Here in Los Angeles, the charter movement is going strong and magnet schools are a success. But the charter movement is taking public schools out of broad accountability and into smaller accountability. That's good. It's local control in action, but it masks the fact that these are already built up schools, and they didn't require voucher money to make that change.
I think we have to admit that there is a strong government responsibility for public school infrastructure. In California, we've shifted the burden off of property taxpayers, and into bonds. It's a long and involved process for school districts to buy the land and plan the logistics to meet low class size & transportation requirements. Until we got Roy Rohmer here, we hadn't had a new highschool built since 1977! We were even closing parochial highschools back then. The real estate issue alone makes the economic problem much larger than vouchers can handle.
For better or worse, we have complicated rules about school facilities. We cannot simply convert abandoned shopping centers.
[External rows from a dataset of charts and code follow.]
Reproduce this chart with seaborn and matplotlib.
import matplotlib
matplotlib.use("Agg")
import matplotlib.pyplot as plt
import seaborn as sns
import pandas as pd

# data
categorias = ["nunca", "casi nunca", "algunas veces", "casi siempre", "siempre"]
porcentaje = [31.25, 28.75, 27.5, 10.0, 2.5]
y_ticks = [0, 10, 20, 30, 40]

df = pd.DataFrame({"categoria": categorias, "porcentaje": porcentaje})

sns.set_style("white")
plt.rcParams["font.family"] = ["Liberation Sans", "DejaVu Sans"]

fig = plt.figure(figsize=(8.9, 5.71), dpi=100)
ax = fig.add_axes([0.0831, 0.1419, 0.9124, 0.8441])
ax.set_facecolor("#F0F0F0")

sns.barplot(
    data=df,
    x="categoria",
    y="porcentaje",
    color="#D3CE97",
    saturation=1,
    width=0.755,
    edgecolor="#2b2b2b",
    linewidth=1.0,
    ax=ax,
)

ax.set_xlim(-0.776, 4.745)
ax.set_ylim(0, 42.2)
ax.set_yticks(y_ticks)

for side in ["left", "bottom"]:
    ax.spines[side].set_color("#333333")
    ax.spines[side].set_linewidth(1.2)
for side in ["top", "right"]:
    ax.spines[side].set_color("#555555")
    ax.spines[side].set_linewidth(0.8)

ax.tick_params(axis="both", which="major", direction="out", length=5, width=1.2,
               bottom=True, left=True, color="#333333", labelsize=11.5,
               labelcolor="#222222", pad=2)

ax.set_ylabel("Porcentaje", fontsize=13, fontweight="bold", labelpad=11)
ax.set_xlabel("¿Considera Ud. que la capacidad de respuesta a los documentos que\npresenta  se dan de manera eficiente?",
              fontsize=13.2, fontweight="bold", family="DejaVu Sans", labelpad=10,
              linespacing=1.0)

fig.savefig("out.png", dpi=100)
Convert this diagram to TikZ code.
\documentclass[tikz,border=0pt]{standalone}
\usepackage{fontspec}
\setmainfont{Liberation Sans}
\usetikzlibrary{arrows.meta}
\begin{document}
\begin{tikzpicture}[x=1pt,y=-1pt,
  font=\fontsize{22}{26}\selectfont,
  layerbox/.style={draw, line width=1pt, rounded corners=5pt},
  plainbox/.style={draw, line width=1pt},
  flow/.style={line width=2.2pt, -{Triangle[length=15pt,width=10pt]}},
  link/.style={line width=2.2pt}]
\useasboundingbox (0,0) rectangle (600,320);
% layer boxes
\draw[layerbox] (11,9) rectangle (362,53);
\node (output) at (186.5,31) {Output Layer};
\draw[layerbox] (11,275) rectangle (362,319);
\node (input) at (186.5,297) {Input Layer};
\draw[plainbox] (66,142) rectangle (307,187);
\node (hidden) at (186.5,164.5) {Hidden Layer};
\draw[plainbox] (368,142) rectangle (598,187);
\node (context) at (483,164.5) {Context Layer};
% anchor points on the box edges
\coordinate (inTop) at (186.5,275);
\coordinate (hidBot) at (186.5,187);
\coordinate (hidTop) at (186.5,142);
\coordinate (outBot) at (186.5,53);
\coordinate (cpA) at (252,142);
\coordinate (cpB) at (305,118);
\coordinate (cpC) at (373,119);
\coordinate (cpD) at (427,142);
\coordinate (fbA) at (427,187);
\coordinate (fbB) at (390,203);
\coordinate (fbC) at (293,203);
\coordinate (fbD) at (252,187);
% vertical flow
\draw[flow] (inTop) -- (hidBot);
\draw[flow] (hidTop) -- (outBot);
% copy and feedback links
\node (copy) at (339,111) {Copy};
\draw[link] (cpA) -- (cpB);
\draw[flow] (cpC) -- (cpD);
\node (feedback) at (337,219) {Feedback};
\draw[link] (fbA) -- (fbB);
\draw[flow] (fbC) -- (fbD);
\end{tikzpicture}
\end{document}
Here are the stats for Palisades Charter School, which was one of the best highschools in the big district. Note the years of experience of the teachers.
Posted by: Cobb at September 10, 2003 04:59 PM
Ah, but there's a gigantic hole in one of your arguments against vouchers:
"#2. Vouchers don't fix supply.
No new schools are created by voucher money. The same schools which are considered better without it will now be inundated by new applications."
You assume that there won't be any long-run supply response, which is very clearly not the case. The market for schools can be expected to act like that for housing*: to be sure, in the short term there'll be a supply problem, but unless politicians make it difficult for new schools to start up, the market will certainly respond to demand. I should know - my mother runs a school in Nigeria, and I went to a private, for-profit elementary school that was started barely five years before I gained entry. If we poor African types could do that much, why can't enterprising Americans do a lot better?
One more thing worth pointing out is that vouchers may seem radical to a lot of Americans, but in Europe they're nothing new; for instance, in the Netherlands, pretty much everyone goes to privately run but voucher-funded schools, and Dutch educational attainments are certainly nothing to be sniffed at. If the Eurosocialists can abide by vouchers, why can't Americans?
*I also can't help but point out that the shift from provision of public housing (i.e. "Projects") to the use of government housing vouchers has been an unqualified success, based on the various econometric studies that have been done to date. I'll try to put up links to some of these reports when I get the chance.